Figure scripts:
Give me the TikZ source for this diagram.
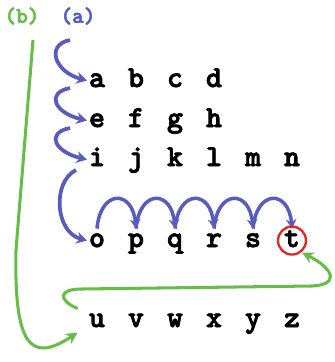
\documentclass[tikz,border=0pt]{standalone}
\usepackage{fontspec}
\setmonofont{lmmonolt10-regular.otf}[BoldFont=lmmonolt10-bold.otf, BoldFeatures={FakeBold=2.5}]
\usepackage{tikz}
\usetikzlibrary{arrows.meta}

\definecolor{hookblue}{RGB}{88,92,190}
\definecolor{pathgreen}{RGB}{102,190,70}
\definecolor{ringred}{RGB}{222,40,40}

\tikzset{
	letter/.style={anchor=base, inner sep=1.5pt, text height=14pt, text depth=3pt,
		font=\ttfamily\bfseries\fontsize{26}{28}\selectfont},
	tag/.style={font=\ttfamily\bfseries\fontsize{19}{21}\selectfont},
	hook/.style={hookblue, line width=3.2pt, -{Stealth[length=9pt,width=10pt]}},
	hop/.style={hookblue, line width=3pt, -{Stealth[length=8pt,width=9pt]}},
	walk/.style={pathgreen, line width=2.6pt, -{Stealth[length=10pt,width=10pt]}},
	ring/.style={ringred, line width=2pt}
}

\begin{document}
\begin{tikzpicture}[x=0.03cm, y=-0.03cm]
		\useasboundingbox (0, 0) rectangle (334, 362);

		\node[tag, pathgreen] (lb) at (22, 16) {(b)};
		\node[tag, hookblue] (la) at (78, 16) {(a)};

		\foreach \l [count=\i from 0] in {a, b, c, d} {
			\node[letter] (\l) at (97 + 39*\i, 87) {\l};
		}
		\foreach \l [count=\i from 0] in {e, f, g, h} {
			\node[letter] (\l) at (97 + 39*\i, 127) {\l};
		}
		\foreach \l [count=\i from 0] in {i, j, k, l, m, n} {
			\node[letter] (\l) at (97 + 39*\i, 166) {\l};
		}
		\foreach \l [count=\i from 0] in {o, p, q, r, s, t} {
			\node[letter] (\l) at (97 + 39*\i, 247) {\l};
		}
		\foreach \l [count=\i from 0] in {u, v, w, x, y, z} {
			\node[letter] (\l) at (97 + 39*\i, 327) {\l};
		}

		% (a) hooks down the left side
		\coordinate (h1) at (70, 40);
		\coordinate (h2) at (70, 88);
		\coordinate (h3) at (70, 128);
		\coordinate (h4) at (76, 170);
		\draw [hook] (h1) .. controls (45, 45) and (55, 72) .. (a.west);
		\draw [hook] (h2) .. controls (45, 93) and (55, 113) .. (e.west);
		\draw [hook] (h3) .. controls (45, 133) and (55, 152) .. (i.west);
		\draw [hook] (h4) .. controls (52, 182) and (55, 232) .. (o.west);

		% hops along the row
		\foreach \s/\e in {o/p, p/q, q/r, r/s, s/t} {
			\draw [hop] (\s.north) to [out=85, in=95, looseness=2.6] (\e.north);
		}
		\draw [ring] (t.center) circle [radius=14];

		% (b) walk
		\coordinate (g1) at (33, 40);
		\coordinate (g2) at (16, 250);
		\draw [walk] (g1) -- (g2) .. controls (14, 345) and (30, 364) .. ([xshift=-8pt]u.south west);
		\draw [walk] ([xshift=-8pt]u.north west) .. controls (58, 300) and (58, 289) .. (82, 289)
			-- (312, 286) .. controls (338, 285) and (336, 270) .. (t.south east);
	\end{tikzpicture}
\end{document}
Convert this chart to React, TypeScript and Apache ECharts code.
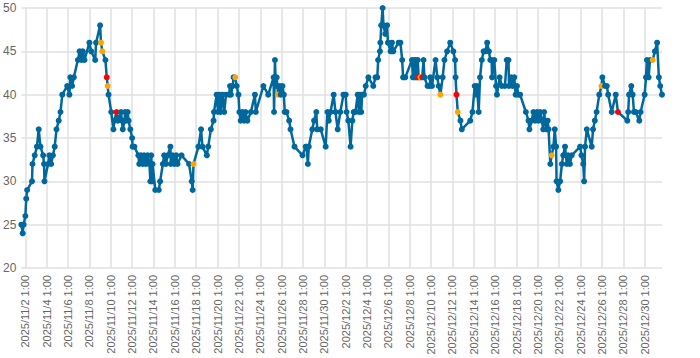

• [Task goal]: Pull out all lines in the data above that include "this".

• [Final result]:
Give me the TikZ source for this diagram.
Convert this chart to React, TypeScript and Apache ECharts code.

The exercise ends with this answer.